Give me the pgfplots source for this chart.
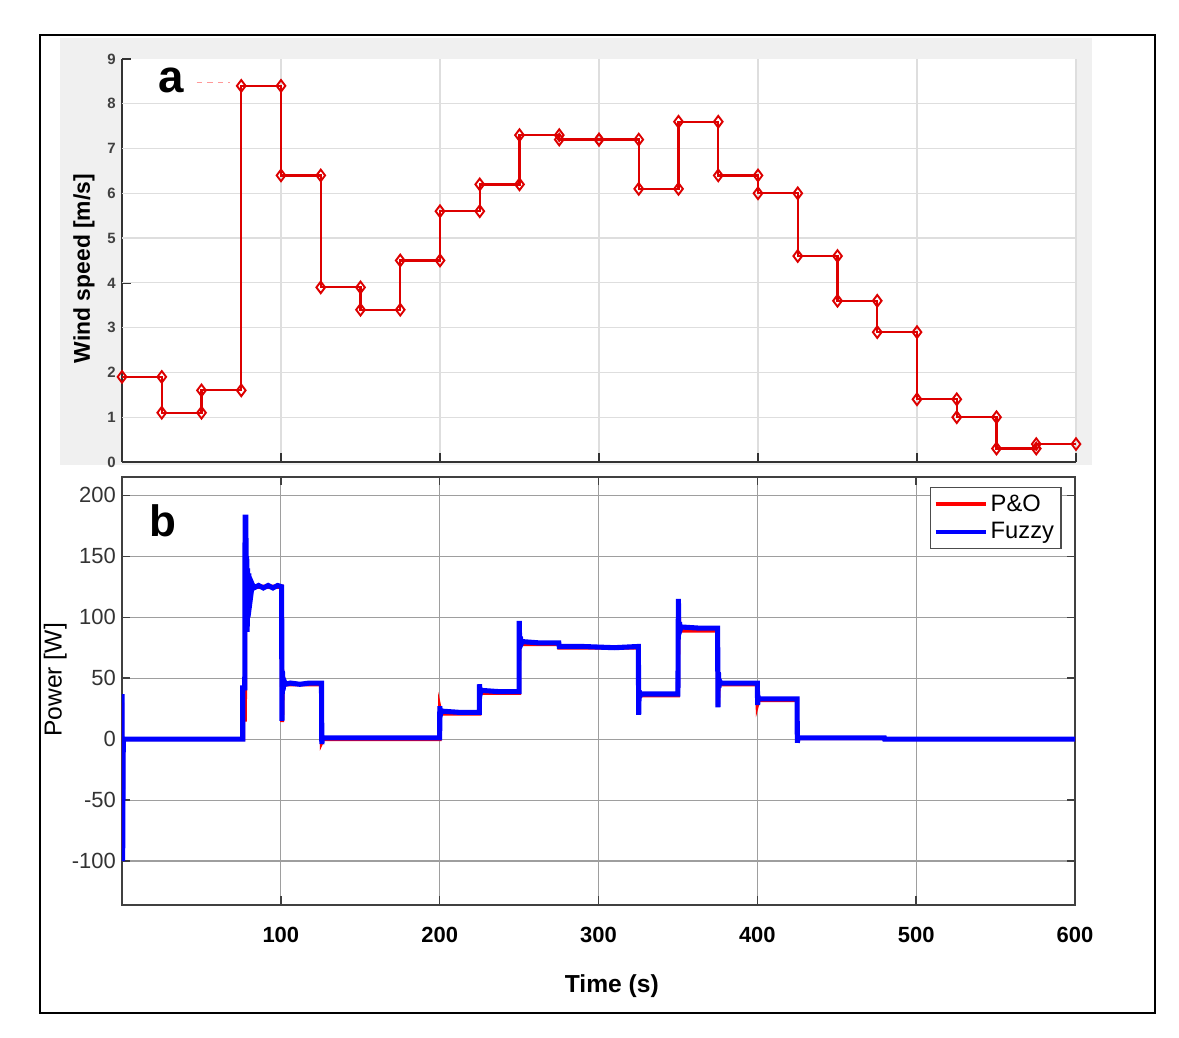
\documentclass[border=0pt]{standalone}
\usepackage{fontspec}
\setmainfont{Liberation Sans}
\usepackage{pgfplots}
\pgfplotsset{compat=1.18}
\definecolor{WindRed}{HTML}{DD0000}
\definecolor{PanelGray}{HTML}{F0F0F0}
\definecolor{TickGray}{HTML}{404040}

\begin{document}
\begin{tikzpicture}
\useasboundingbox (0,0) rectangle (23.58,20.76);
% outer frame and grey panel behind the top plot
\draw[line width=1.5pt] (0.8,0.5) rectangle (23.1,20.06);
\fill[PanelGray] (1.2,11.46) rectangle (21.84,20.0);

% ---- (a) wind speed
\begin{axis}[
  at={(2.44cm,11.52cm)}, anchor=south west,
  scale only axis, width=19.08cm, height=8.06cm,
  xmin=0, xmax=600, ymin=0, ymax=9,
  axis lines*=left,
  axis line style={-, draw=black!80, line width=0.8pt},
  axis background/.style={fill=white},
  xtick={100,200,...,600}, xticklabels={},
  ytick={0,...,9},
  tick align=inside, major tick length=0.17cm,
  tick style={draw=black!80, line width=0.8pt},
  xmajorgrids,
  grid style={draw=black!13, line width=0.7pt},
  extra y ticks={1,...,8}, extra y tick labels={},
  extra y tick style={ymajorgrids=true, major tick length=0pt},
  /pgf/number format/assume math mode=true,
  yticklabel style={font=\fontsize{8.5}{9}\selectfont\bfseries, text=TickGray},
  ylabel={Wind speed [m/s]},
  ylabel style={at={(axis description cs:-0.04,0.48)}, anchor=center,
    font=\fontsize{13}{15}\selectfont\bfseries},
  clip=false,
]
\addplot[red!40, dashed, line width=0.6pt] coordinates {(47,8.48) (68,8.48)};
\addplot[WindRed, line width=1.3pt, mark=diamond, mark size=3.3pt,
  mark options={solid, fill=white, line width=1.1pt}]
 coordinates {
  (0,1.9) (25,1.9) (25,1.1) (50,1.1) (50,1.6) (75,1.6)
  (75,8.4) (100,8.4) (100,6.4) (125,6.4) (125,3.9) (150,3.9)
  (150,3.4) (175,3.4) (175,4.5) (200,4.5) (200,5.6) (225,5.6)
  (225,6.2) (250,6.2) (250,7.3) (275,7.3) (275,7.2) (300,7.2)
  (300,7.2) (325,7.2) (325,6.1) (350,6.1) (350,7.6) (375,7.6)
  (375,6.4) (400,6.4) (400,6.0) (425,6.0) (425,4.6) (450,4.6)
  (450,3.6) (475,3.6) (475,2.9) (500,2.9) (500,1.4) (525,1.4)
  (525,1.0) (550,1.0) (550,0.3) (575,0.3) (575,0.4) (600,0.4)
 };
\node[font=\fontsize{26}{28}\selectfont\bfseries] at (axis description cs:0.052,0.948) {a};
\end{axis}

% ---- (b) power
\begin{axis}[
  at={(2.44cm,2.66cm)}, anchor=south west,
  scale only axis, width=19.06cm, height=8.56cm,
  xmin=0, xmax=600, ymin=-136, ymax=215,
  axis line style={draw=black!75, line width=0.8pt},
  xtick={100,200,...,600},
  ytick={-100,-50,...,200},
  tick align=inside, major tick length=0.17cm,
  tick style={draw=black!75, line width=0.8pt},
  grid=major,
  grid style={draw=black!38, line width=0.7pt},
  /pgf/number format/assume math mode=true,
  yticklabel style={font=\fontsize{12.5}{14}\selectfont, text=black!80},
  xticklabel style={font=\fontsize{12.5}{14}\selectfont\bfseries, yshift=-0.32cm},
  ylabel={Power [W]},
  ylabel style={at={(axis description cs:-0.07,0.526)}, anchor=center,
    font=\fontsize{14}{16}\selectfont},
  xlabel={Time (s)},
  xlabel style={at={(axis description cs:0.514,-0.189)}, anchor=center,
    font=\fontsize{14}{16}\selectfont\bfseries},
  legend style={at={(rel axis cs:0.986,0.977)}, anchor=north east,
    draw=black!70, line width=0.7pt, fill=white,
    font=\fontsize{13.5}{15}\selectfont, inner sep=2pt, row sep=1pt},
  legend image code/.code={\draw[#1, line width=1.8pt] (0cm,0cm) -- (1.0cm,0cm);},
  legend cell align=left,
]
\addplot[red, line width=2.3pt] coordinates {
  (0,30) (0.4,-90) (0.8,0) (76.3,0) (76.3,40) (76.9,40) (76.9,16) (77.4,16)
  (77.6,142) (78.2,100) (78.8,138) (79.5,112) (80.3,130) (81.5,123) (83,125)
  (100.6,125) (100.8,14) (101.3,52) (102,45) (125.6,45) (125.8,-2) (126.5,0)
  (200,0) (200.2,24) (200.7,21) (225,21) (225.2,42) (225.7,38) (250,38)
  (250.2,96) (250.6,78) (251.5,78) (275,78) (275.3,75) (325,75)
  (325.2,24) (325.6,36) (350,36) (350.2,70) (350.5,105) (351,89) (375,89)
  (375.2,28) (375.7,45) (400,45) (400.2,30) (400.6,32) (425,32)
  (425.2,-2) (425.6,0.8) (480,0.8) (480.2,0) (600,0)
 };
\addlegendentry{P\&O}
\addplot[blue, line width=2.9pt] coordinates {
  (0,37) (0.4,-100) (0.8,0) (76,0) (76,42) (77.3,42) (77.5,182) (78,182)
  (78.2,95) (78.5,150) (78.8,88) (79.1,140) (79.4,100) (79.8,136) (80.2,110)
  (80.7,130) (81.3,120) (82,127) (83,124) (86,126) (89,124) (92,126)
  (95,124) (98,126) (100.5,125) (100.7,15) (101,56) (101.4,40) (102,48)
  (103,45) (106,46) (112,45) (118,46) (125.6,46) (125.8,-4) (126.2,1)
  (200,1) (200.1,27) (200.5,20) (201,23) (212,22) (225,22)
  (225.1,45) (225.5,37) (226,40) (237,39) (250,39)
  (250.1,97) (250.4,75) (250.8,84) (251.3,78) (252,80) (262,79) (275,79)
  (275.3,76) (290,76) (310,75) (325,76)
  (325.1,76) (325.3,20) (325.6,40) (326,35) (327,37) (350,37)
  (350.1,60) (350.3,115) (350.6,86) (351,96) (351.5,90) (352,92) (364,91) (375,91)
  (375.2,26) (375.5,55) (375.8,42) (376.2,48) (377,46) (390,46) (400,46)
  (400.2,28) (400.5,35) (401,33) (413,33) (425,33)
  (425.2,-3) (425.5,1) (480,1) (480.2,0) (600,0)
 };
\addlegendentry{Fuzzy}
\node[font=\fontsize{25}{28}\selectfont\bfseries] at (axis description cs:0.043,0.897) {b};
\end{axis}
\end{tikzpicture}
\end{document}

● Exercise requirements
Write out exactly the lines between the start of the data and the line with "(1.2,11.46) rectangle (21.84,20.0);", including both, but none of the pictures.

● Response for this exercise
Give me the pgfplots source for this chart.
\documentclass[border=0pt]{standalone}
\usepackage{fontspec}
\setmainfont{Liberation Sans}
\usepackage{pgfplots}
\pgfplotsset{compat=1.18}
\definecolor{WindRed}{HTML}{DD0000}
\definecolor{PanelGray}{HTML}{F0F0F0}
\definecolor{TickGray}{HTML}{404040}

\begin{document}
\begin{tikzpicture}
\useasboundingbox (0,0) rectangle (23.58,20.76);
% outer frame and grey panel behind the top plot
\draw[line width=1.5pt] (0.8,0.5) rectangle (23.1,20.06);
\fill[PanelGray] (1.2,11.46) rectangle (21.84,20.0);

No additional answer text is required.